begin INFORMATION SUPPLIED

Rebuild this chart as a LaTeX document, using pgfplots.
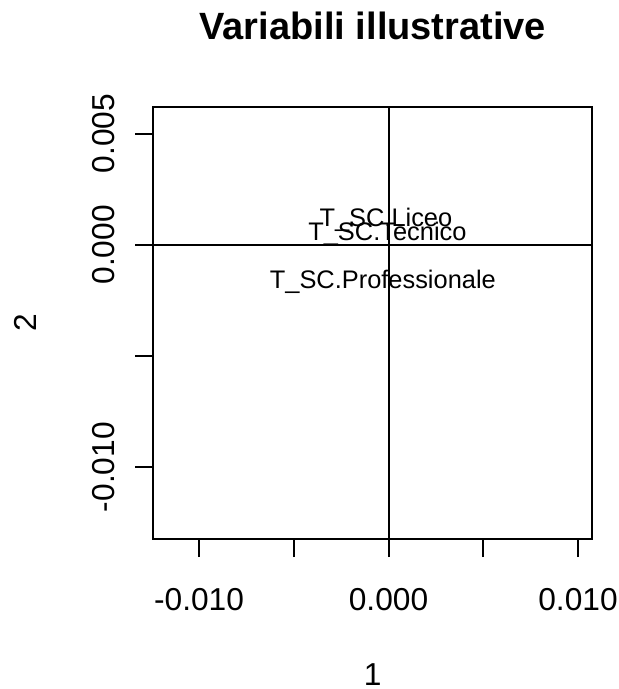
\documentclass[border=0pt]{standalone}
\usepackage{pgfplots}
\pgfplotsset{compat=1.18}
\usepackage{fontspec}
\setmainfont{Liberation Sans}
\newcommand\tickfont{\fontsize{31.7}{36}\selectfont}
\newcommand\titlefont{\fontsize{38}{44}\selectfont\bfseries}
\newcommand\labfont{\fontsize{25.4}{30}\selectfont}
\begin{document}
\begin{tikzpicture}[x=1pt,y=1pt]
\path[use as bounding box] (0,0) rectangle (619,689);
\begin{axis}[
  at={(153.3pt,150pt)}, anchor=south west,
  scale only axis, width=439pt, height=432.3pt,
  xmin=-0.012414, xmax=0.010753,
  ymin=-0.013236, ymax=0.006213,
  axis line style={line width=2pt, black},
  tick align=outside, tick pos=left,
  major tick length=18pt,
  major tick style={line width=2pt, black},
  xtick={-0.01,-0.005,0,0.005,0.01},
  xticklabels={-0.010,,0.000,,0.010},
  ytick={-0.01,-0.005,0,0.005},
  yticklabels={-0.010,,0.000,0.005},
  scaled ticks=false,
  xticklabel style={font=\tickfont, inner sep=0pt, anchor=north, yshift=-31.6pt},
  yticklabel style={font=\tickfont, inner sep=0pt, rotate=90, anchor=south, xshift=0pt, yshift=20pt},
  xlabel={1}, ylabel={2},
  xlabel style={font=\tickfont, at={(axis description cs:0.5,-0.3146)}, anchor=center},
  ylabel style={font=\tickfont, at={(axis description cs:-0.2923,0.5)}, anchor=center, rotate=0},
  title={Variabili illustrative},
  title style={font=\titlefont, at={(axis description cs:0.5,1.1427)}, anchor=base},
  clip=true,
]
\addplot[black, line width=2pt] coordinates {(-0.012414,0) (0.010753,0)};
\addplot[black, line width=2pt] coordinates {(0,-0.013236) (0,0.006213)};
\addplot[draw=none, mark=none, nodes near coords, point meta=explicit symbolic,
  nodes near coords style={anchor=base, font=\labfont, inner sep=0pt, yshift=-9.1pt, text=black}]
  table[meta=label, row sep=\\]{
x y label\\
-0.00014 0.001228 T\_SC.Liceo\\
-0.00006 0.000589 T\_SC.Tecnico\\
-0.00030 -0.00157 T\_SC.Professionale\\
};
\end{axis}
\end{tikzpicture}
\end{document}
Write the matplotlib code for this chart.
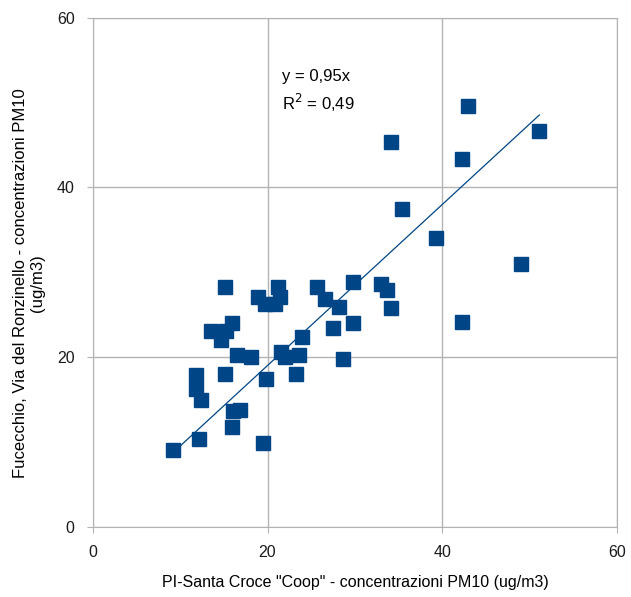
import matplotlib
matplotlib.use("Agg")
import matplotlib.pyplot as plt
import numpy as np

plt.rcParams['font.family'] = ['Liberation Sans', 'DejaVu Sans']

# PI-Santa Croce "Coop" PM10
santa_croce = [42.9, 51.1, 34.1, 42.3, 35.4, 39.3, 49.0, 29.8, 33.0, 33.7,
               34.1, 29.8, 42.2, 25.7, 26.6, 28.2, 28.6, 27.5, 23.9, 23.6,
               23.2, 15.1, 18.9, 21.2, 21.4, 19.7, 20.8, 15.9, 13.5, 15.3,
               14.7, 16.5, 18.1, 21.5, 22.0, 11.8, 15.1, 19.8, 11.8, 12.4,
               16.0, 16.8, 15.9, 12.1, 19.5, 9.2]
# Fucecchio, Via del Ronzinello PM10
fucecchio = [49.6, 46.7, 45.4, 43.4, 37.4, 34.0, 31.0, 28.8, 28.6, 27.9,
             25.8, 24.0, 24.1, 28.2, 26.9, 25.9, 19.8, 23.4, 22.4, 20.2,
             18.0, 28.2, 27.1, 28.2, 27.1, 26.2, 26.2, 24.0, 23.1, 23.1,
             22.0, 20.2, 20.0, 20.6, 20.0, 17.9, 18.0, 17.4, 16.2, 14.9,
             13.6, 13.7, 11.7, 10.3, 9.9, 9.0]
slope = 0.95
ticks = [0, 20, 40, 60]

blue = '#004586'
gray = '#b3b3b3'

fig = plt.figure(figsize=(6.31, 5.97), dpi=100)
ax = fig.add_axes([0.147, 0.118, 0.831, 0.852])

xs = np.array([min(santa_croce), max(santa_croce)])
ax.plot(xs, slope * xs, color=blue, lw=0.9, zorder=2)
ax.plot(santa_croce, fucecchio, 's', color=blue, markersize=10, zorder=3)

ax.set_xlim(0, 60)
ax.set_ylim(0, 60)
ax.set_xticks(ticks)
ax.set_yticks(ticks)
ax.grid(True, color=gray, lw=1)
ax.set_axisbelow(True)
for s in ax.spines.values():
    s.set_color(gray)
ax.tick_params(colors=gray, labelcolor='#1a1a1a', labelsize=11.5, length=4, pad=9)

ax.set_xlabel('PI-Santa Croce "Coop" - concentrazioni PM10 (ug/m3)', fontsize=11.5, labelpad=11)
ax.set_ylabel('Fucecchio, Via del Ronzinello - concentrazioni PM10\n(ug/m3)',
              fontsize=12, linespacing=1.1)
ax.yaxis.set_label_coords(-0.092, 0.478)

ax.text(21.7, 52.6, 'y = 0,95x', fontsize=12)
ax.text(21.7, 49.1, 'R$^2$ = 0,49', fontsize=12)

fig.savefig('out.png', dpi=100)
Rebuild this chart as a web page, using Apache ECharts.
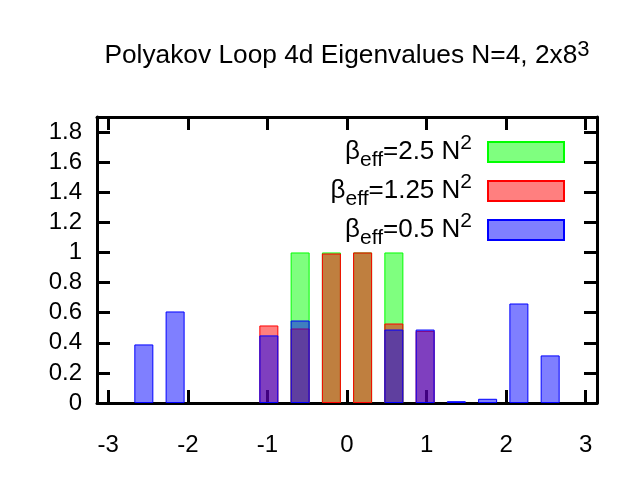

end INFORMATION SUPPLIED

### GIVEN PROBLEM
Leaving aside the images, write out the entries above word for word.

### EXERCISE ANSWER
Rebuild this chart as a LaTeX document, using pgfplots.
\documentclass[border=0pt]{standalone}
\usepackage{pgfplots}
\pgfplotsset{compat=1.18}
\usepackage{fontspec}
\setmainfont{Liberation Sans}
\newcommand\tickfont{\fontsize{31.7}{36}\selectfont}
\newcommand\titlefont{\fontsize{38}{44}\selectfont\bfseries}
\newcommand\labfont{\fontsize{25.4}{30}\selectfont}
\begin{document}
\begin{tikzpicture}[x=1pt,y=1pt]
\path[use as bounding box] (0,0) rectangle (619,689);
\begin{axis}[
  at={(153.3pt,150pt)}, anchor=south west,
  scale only axis, width=439pt, height=432.3pt,
  xmin=-0.012414, xmax=0.010753,
  ymin=-0.013236, ymax=0.006213,
  axis line style={line width=2pt, black},
  tick align=outside, tick pos=left,
  major tick length=18pt,
  major tick style={line width=2pt, black},
  xtick={-0.01,-0.005,0,0.005,0.01},
  xticklabels={-0.010,,0.000,,0.010},
  ytick={-0.01,-0.005,0,0.005},
  yticklabels={-0.010,,0.000,0.005},
  scaled ticks=false,
  xticklabel style={font=\tickfont, inner sep=0pt, anchor=north, yshift=-31.6pt},
  yticklabel style={font=\tickfont, inner sep=0pt, rotate=90, anchor=south, xshift=0pt, yshift=20pt},
  xlabel={1}, ylabel={2},
  xlabel style={font=\tickfont, at={(axis description cs:0.5,-0.3146)}, anchor=center},
  ylabel style={font=\tickfont, at={(axis description cs:-0.2923,0.5)}, anchor=center, rotate=0},
  title={Variabili illustrative},
  title style={font=\titlefont, at={(axis description cs:0.5,1.1427)}, anchor=base},
  clip=true,
]
\addplot[black, line width=2pt] coordinates {(-0.012414,0) (0.010753,0)};
\addplot[black, line width=2pt] coordinates {(0,-0.013236) (0,0.006213)};
\addplot[draw=none, mark=none, nodes near coords, point meta=explicit symbolic,
  nodes near coords style={anchor=base, font=\labfont, inner sep=0pt, yshift=-9.1pt, text=black}]
  table[meta=label, row sep=\\]{
x y label\\
-0.00014 0.001228 T\_SC.Liceo\\
-0.00006 0.000589 T\_SC.Tecnico\\
-0.00030 -0.00157 T\_SC.Professionale\\
};
\end{axis}
\end{tikzpicture}
\end{document}
Write the matplotlib code for this chart.
import matplotlib
matplotlib.use("Agg")
import matplotlib.pyplot as plt
import numpy as np

plt.rcParams['font.family'] = ['Liberation Sans', 'DejaVu Sans']

# PI-Santa Croce "Coop" PM10
santa_croce = [42.9, 51.1, 34.1, 42.3, 35.4, 39.3, 49.0, 29.8, 33.0, 33.7,
               34.1, 29.8, 42.2, 25.7, 26.6, 28.2, 28.6, 27.5, 23.9, 23.6,
               23.2, 15.1, 18.9, 21.2, 21.4, 19.7, 20.8, 15.9, 13.5, 15.3,
               14.7, 16.5, 18.1, 21.5, 22.0, 11.8, 15.1, 19.8, 11.8, 12.4,
               16.0, 16.8, 15.9, 12.1, 19.5, 9.2]
# Fucecchio, Via del Ronzinello PM10
fucecchio = [49.6, 46.7, 45.4, 43.4, 37.4, 34.0, 31.0, 28.8, 28.6, 27.9,
             25.8, 24.0, 24.1, 28.2, 26.9, 25.9, 19.8, 23.4, 22.4, 20.2,
             18.0, 28.2, 27.1, 28.2, 27.1, 26.2, 26.2, 24.0, 23.1, 23.1,
             22.0, 20.2, 20.0, 20.6, 20.0, 17.9, 18.0, 17.4, 16.2, 14.9,
             13.6, 13.7, 11.7, 10.3, 9.9, 9.0]
slope = 0.95
ticks = [0, 20, 40, 60]

blue = '#004586'
gray = '#b3b3b3'

fig = plt.figure(figsize=(6.31, 5.97), dpi=100)
ax = fig.add_axes([0.147, 0.118, 0.831, 0.852])

xs = np.array([min(santa_croce), max(santa_croce)])
ax.plot(xs, slope * xs, color=blue, lw=0.9, zorder=2)
ax.plot(santa_croce, fucecchio, 's', color=blue, markersize=10, zorder=3)

ax.set_xlim(0, 60)
ax.set_ylim(0, 60)
ax.set_xticks(ticks)
ax.set_yticks(ticks)
ax.grid(True, color=gray, lw=1)
ax.set_axisbelow(True)
for s in ax.spines.values():
    s.set_color(gray)
ax.tick_params(colors=gray, labelcolor='#1a1a1a', labelsize=11.5, length=4, pad=9)

ax.set_xlabel('PI-Santa Croce "Coop" - concentrazioni PM10 (ug/m3)', fontsize=11.5, labelpad=11)
ax.set_ylabel('Fucecchio, Via del Ronzinello - concentrazioni PM10\n(ug/m3)',
              fontsize=12, linespacing=1.1)
ax.yaxis.set_label_coords(-0.092, 0.478)

ax.text(21.7, 52.6, 'y = 0,95x', fontsize=12)
ax.text(21.7, 49.1, 'R$^2$ = 0,49', fontsize=12)

fig.savefig('out.png', dpi=100)
Rebuild this chart as a web page, using Apache ECharts.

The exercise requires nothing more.